Ultra-easy US monetary policy and the cheap cost of dollar funding has led to a surge in emerging market asset prices, fuelled by the so-called dollar carry trade – where investors borrow in dollars and invest the money in high-yielding assets of another country.

Institute of International Finance (IIF) managing director Charles Dallara urged caution over the direction of US monetary policy. “The Fed will probably need to tighten monetary policy sooner than markets expect today. When the [US dollar] carry trade reverses, governments and central banks will have to be very careful.”

Former Mexican central banker Guillermo Ortiz echoed these concerns, urging policymakers to look to lessons from previous crises.

“There are worries about the carry trade,” Ortiz told Emerging Markets. “In the past when the US has reined in loose monetary policy, this entry of [capital] flows reverses, and sometime dramatically, and things start to go the other way. Volatility and risk aversion increase and countries with a weak external positions can end up in trouble.”

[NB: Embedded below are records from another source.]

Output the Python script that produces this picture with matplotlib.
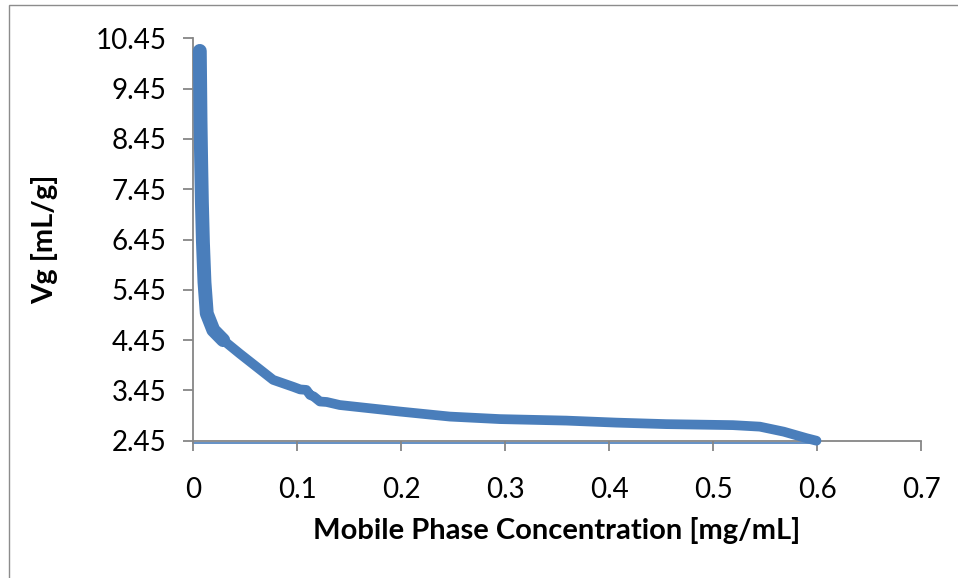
import matplotlib
matplotlib.use("Agg")
import matplotlib.pyplot as plt
from matplotlib.patches import Rectangle

# curve (mobile phase conc. vs Vg)
conc = [0.0065, 0.0068, 0.0072, 0.0078, 0.0085, 0.0095, 0.0110, 0.0132, 0.0195,
        0.029, 0.045, 0.061, 0.077, 0.0965, 0.103, 0.109, 0.1125, 0.116, 0.122,
        0.1285, 0.141, 0.199, 0.247, 0.295, 0.359, 0.407, 0.455, 0.519, 0.545,
        0.568, 0.590, 0.5995]
vg = [10.20, 9.60, 8.80, 8.00, 7.20, 6.40, 5.60, 4.98, 4.65,
      4.45, 4.18, 3.92, 3.66, 3.52, 3.47, 3.46, 3.36, 3.33, 3.23,
      3.22, 3.16, 3.03, 2.93, 2.88, 2.85, 2.81, 2.78, 2.76, 2.73,
      2.63, 2.50, 2.45]

# return leg along the bottom axis
base_conc = [0.0, 0.6]
base_vg = [2.395, 2.395]

xticks = [0, 0.1, 0.2, 0.3, 0.4, 0.5, 0.6, 0.7]
xticklabels = ["0", "0.1", "0.2", "0.3", "0.4", "0.5", "0.6", "0.7"]
yticks = [2.45, 3.45, 4.45, 5.45, 6.45, 7.45, 8.45, 9.45, 10.45]
yticklabels = ["2.45", "3.45", "4.45", "5.45", "6.45", "7.45", "8.45", "9.45", "10.45"]

blue = "#4A7EBB"
grey = "#868686"

plt.rcParams["font.family"] = ["Lato", "DejaVu Sans"]

fig = plt.figure(figsize=(9.58, 5.78), dpi=100)
ax = fig.add_axes([0.2015, 0.2375, 0.7599, 0.6962])

# chart area border
fig.patches.append(Rectangle((9 / 958, -0.1), 1.2, 1 - 5 / 578 + 0.1,
                             transform=fig.transFigure, fill=False,
                             edgecolor="#8C8C8C", linewidth=1.0))

ax.plot(base_conc, base_vg, color=blue, linewidth=1.2, clip_on=False, zorder=1)
# steep part is drawn wider, like the dense scatter in the original
ax.plot(conc[:10], vg[:10], color=blue, linewidth=10, solid_capstyle="round",
        solid_joinstyle="round", zorder=3, clip_on=False)
ax.plot(conc, vg, color=blue, linewidth=7, solid_capstyle="round",
        solid_joinstyle="round", zorder=3, clip_on=False)

ax.set_xlim(0, 0.7)
ax.set_ylim(2.45, 10.45)
ax.set_xticks(xticks)
ax.set_xticklabels(xticklabels)
ax.set_yticks(yticks)
ax.set_yticklabels(yticklabels)

for s in ["top", "right"]:
    ax.spines[s].set_visible(False)
for s in ["left", "bottom"]:
    ax.spines[s].set_color(grey)
    ax.spines[s].set_linewidth(1.3)
    ax.spines[s].set_zorder(2)

ax.tick_params(axis="both", direction="out", length=7, width=1.3, color=grey,
               labelsize=20)
ax.tick_params(axis="x", pad=19)
ax.tick_params(axis="y", pad=12)

ax.set_xlabel("Mobile Phase Concentration [mg/mL]", fontsize=21, fontweight="bold",
              labelpad=10)
ax.set_ylabel("Vg [mL/g]", fontsize=21, fontweight="bold", labelpad=27)

fig.savefig("out.png", dpi=100)
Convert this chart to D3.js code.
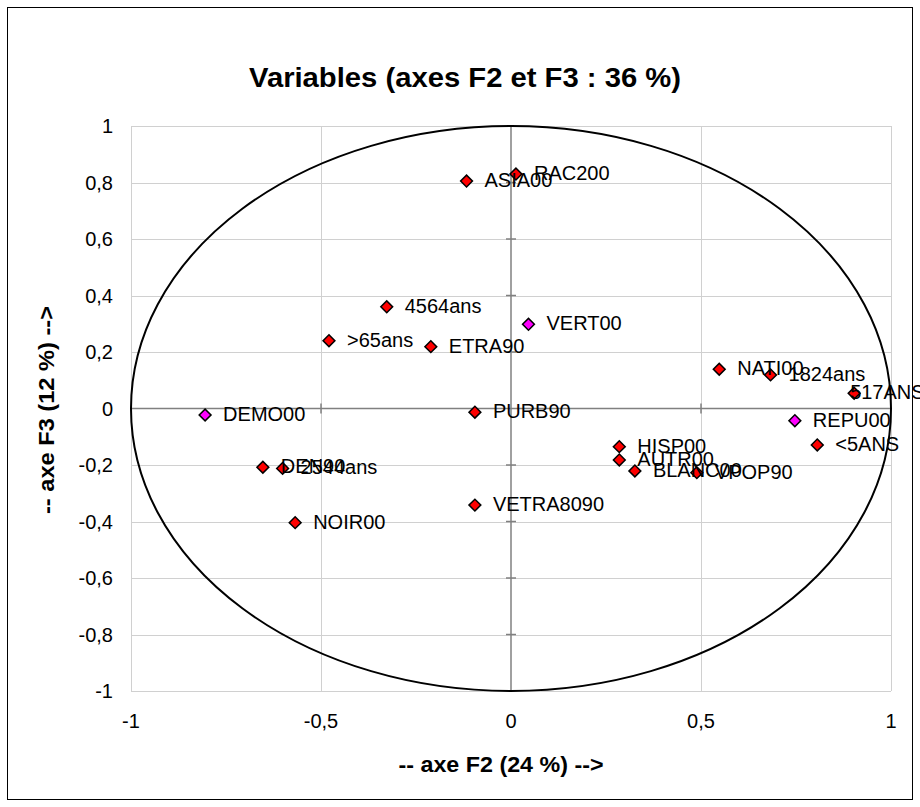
<!DOCTYPE html>
<html>
<head>
<meta charset="utf-8">
<script src="https://cdnjs.cloudflare.com/ajax/libs/d3/7.8.5/d3.min.js"></script>
<style>
  body { margin: 0; background: #fff; }
  text { font-family: "Liberation Sans", Arial, sans-serif; }
</style>
</head>
<body>
<div id="chart"></div>
<script>
// variables projetees sur F2 / F3
const labels = ['RAC200', 'ASIA00', '4564ans', '>65ans', 'ETRA90', 'PURB90', 'VERT00',
    'DEMO00', 'DEN90', '2544ans', 'NOIR00', 'VETRA8090', 'NATI00', '1824ans', '517ANS',
    'REPU00', '<5ANS', 'HISP00', 'AUTR00', 'BLANC00', 'VPOP90'];
const axeF2 = [0.013, -0.117, -0.327, -0.479, -0.211, -0.095, 0.046,
    -0.805, -0.653, -0.601, -0.568, -0.095, 0.548, 0.683, 0.903,
    0.747, 0.806, 0.285, 0.285, 0.326, 0.489];
const axeF3 = [0.830, 0.805, 0.360, 0.240, 0.219, -0.013, 0.298,
    -0.023, -0.208, -0.212, -0.404, -0.342, 0.139, 0.119, 0.054,
    -0.043, -0.129, -0.135, -0.182, -0.221, -0.227];
// 'sup' = variables supplementaires
const groups = ['act', 'act', 'act', 'act', 'act', 'act', 'sup',
    'sup', 'act', 'act', 'act', 'act', 'act', 'act', 'act',
    'sup', 'act', 'act', 'act', 'act', 'act'];
const xTicks = [-1, -0.5, 0, 0.5, 1];
const yTicks = [-1, -0.8, -0.6, -0.4, -0.2, 0, 0.2, 0.4, 0.6, 0.8, 1];

const width = 920, height = 807;
const margin = {top: 126, right: 29, bottom: 116, left: 131};

const svg = d3.select('#chart')
    .append('svg')
    .attr('width', width)
    .attr('height', height);

svg.append('rect')
    .attr('x', 7.5).attr('y', 7.5)
    .attr('width', 905).attr('height', 792)
    .attr('fill', '#fff')
    .attr('stroke', '#000')
    .attr('stroke-width', 1);

const x = d3.scaleLinear().domain([-1, 1]).range([margin.left, width - margin.right]);
const y = d3.scaleLinear().domain([-1, 1]).range([height - margin.bottom, margin.top]);

const fr = d3.formatLocale({decimal: ',', thousands: ' ', grouping: [3], currency: ['', ''], minus: '-'});
const fmt = fr.format('~g');

// grille
const grid = svg.append('g').attr('stroke', '#d0d0d0').attr('stroke-width', 1);
grid.selectAll('.gx')
    .data(xTicks.filter((d) => d !== 0))
    .enter().append('line')
    .attr('x1', (d) => Math.round(x(d)) + 0.5).attr('x2', (d) => Math.round(x(d)) + 0.5)
    .attr('y1', y(-1)).attr('y2', y(1));
grid.selectAll('.gy')
    .data(yTicks.filter((d) => d !== 0))
    .enter().append('line')
    .attr('y1', (d) => Math.round(y(d)) + 0.5).attr('y2', (d) => Math.round(y(d)) + 0.5)
    .attr('x1', x(-1)).attr('x2', x(1));

// axes centraux
const axes = svg.append('g').attr('stroke', '#808080').attr('stroke-width', 1.5);
axes.append('line')
    .attr('x1', x(-1)).attr('x2', x(1))
    .attr('y1', y(0)).attr('y2', y(0));
axes.append('line')
    .attr('x1', x(0)).attr('x2', x(0))
    .attr('y1', y(-1)).attr('y2', y(1));
axes.selectAll('.tx')
    .data(xTicks.filter((d) => Math.abs(d) !== 1 && d !== 0))
    .enter().append('line')
    .attr('x1', (d) => x(d)).attr('x2', (d) => x(d))
    .attr('y1', y(0) - 5).attr('y2', y(0) + 5);
axes.selectAll('.ty')
    .data(yTicks.filter((d) => Math.abs(d) !== 1 && d !== 0))
    .enter().append('line')
    .attr('y1', (d) => y(d)).attr('y2', (d) => y(d))
    .attr('x1', x(0) - 5).attr('x2', x(0) + 5);

// cercle des correlations
svg.append('ellipse')
    .attr('cx', x(0)).attr('cy', y(0))
    .attr('rx', x(1) - x(0)).attr('ry', y(0) - y(1))
    .attr('fill', 'none')
    .attr('stroke', '#000')
    .attr('stroke-width', 2);

// etiquettes des graduations
svg.append('g').selectAll('text')
    .data(xTicks)
    .enter().append('text')
    .attr('x', (d) => x(d))
    .attr('y', y(-1) + 37)
    .attr('text-anchor', 'middle')
    .attr('font-size', 20)
    .attr('fill', '#000')
    .text((d) => fmt(d));
svg.append('g').selectAll('text')
    .data(yTicks)
    .enter().append('text')
    .attr('x', margin.left - 18)
    .attr('y', (d) => y(d) + 7)
    .attr('text-anchor', 'end')
    .attr('font-size', 20)
    .attr('fill', '#000')
    .text((d) => fmt(d));

// points
const pts = labels.map((l, i) => ({label: l, f2: axeF2[i], f3: axeF3[i], g: groups[i]}));
const color = d3.scaleOrdinal().domain(['act', 'sup']).range(['#ff0000', '#ff00ff']);
const diamond = d3.symbol().type(d3.symbolSquare).size(70);

svg.append('g').selectAll('path')
    .data(pts)
    .enter().append('path')
    .attr('d', diamond)
    .attr('transform', (d) => `translate(${x(d.f2)},${y(d.f3)}) rotate(45)`)
    .attr('fill', (d) => color(d.g))
    .attr('stroke', '#000')
    .attr('stroke-width', 1.5);

// l'etiquette de 517ANS a ete deplacee a la main dans l'original
const labelShift = {'517ANS': -22};
svg.append('g').selectAll('text')
    .data(pts)
    .enter().append('text')
    .attr('x', (d) => x(d.f2) + 18 + (labelShift[d.label] || 0))
    .attr('y', (d) => y(d.f3) + 6)
    .attr('font-size', 20)
    .attr('fill', '#000')
    .text((d) => d.label);

// titres
svg.append('text')
    .attr('x', 465).attr('y', 87)
    .attr('text-anchor', 'middle')
    .attr('font-size', 27)
    .attr('font-weight', 'bold')
    .attr('textLength', 432)
    .attr('lengthAdjust', 'spacingAndGlyphs')
    .text('Variables (axes F2 et F3 : 36 %)');
svg.append('text')
    .attr('x', 501).attr('y', 772)
    .attr('text-anchor', 'middle')
    .attr('font-size', 22)
    .attr('font-weight', 'bold')
    .attr('textLength', 205)
    .attr('lengthAdjust', 'spacingAndGlyphs')
    .text('-- axe F2 (24 %) -->');
svg.append('text')
    .attr('transform', 'translate(54,410) rotate(-90)')
    .attr('text-anchor', 'middle')
    .attr('font-size', 22)
    .attr('font-weight', 'bold')
    .attr('textLength', 208)
    .attr('lengthAdjust', 'spacingAndGlyphs')
    .text('-- axe F3 (12 %) -->');
</script>
</body>
</html>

Lack of market confidence in the sustainability of public finances has historically conspired to create havoc in Latin America.

Ortiz added that Latin governments must “take advantage of these better times” to “continue the process of fiscal consolidation, to keep bringing down debt to GDP levels, continuing being more efficient in our economies, pushing through badly needed structural reforms.”

Philip Suttle, chief economist at the IIF, said: “We are now in the fourth bull run for emerging markets – and it’s important to note that the last three cycles ended in an a crisis.” He pointed to the “real threat of crowding out of emerging market borrowers in international markets by high G7 government spending”.

Former Brazilian finance minister Antonio Palocci called on the US spell out its exit strategy to avoid any adverse shocks to the global economy.

“There will be an impact all over the world but it is important that Latin American countries are duly informed,” he told Emerging Markets. “So far we have not seen any exit strategy from the US, I have got the impression that it does not exist.”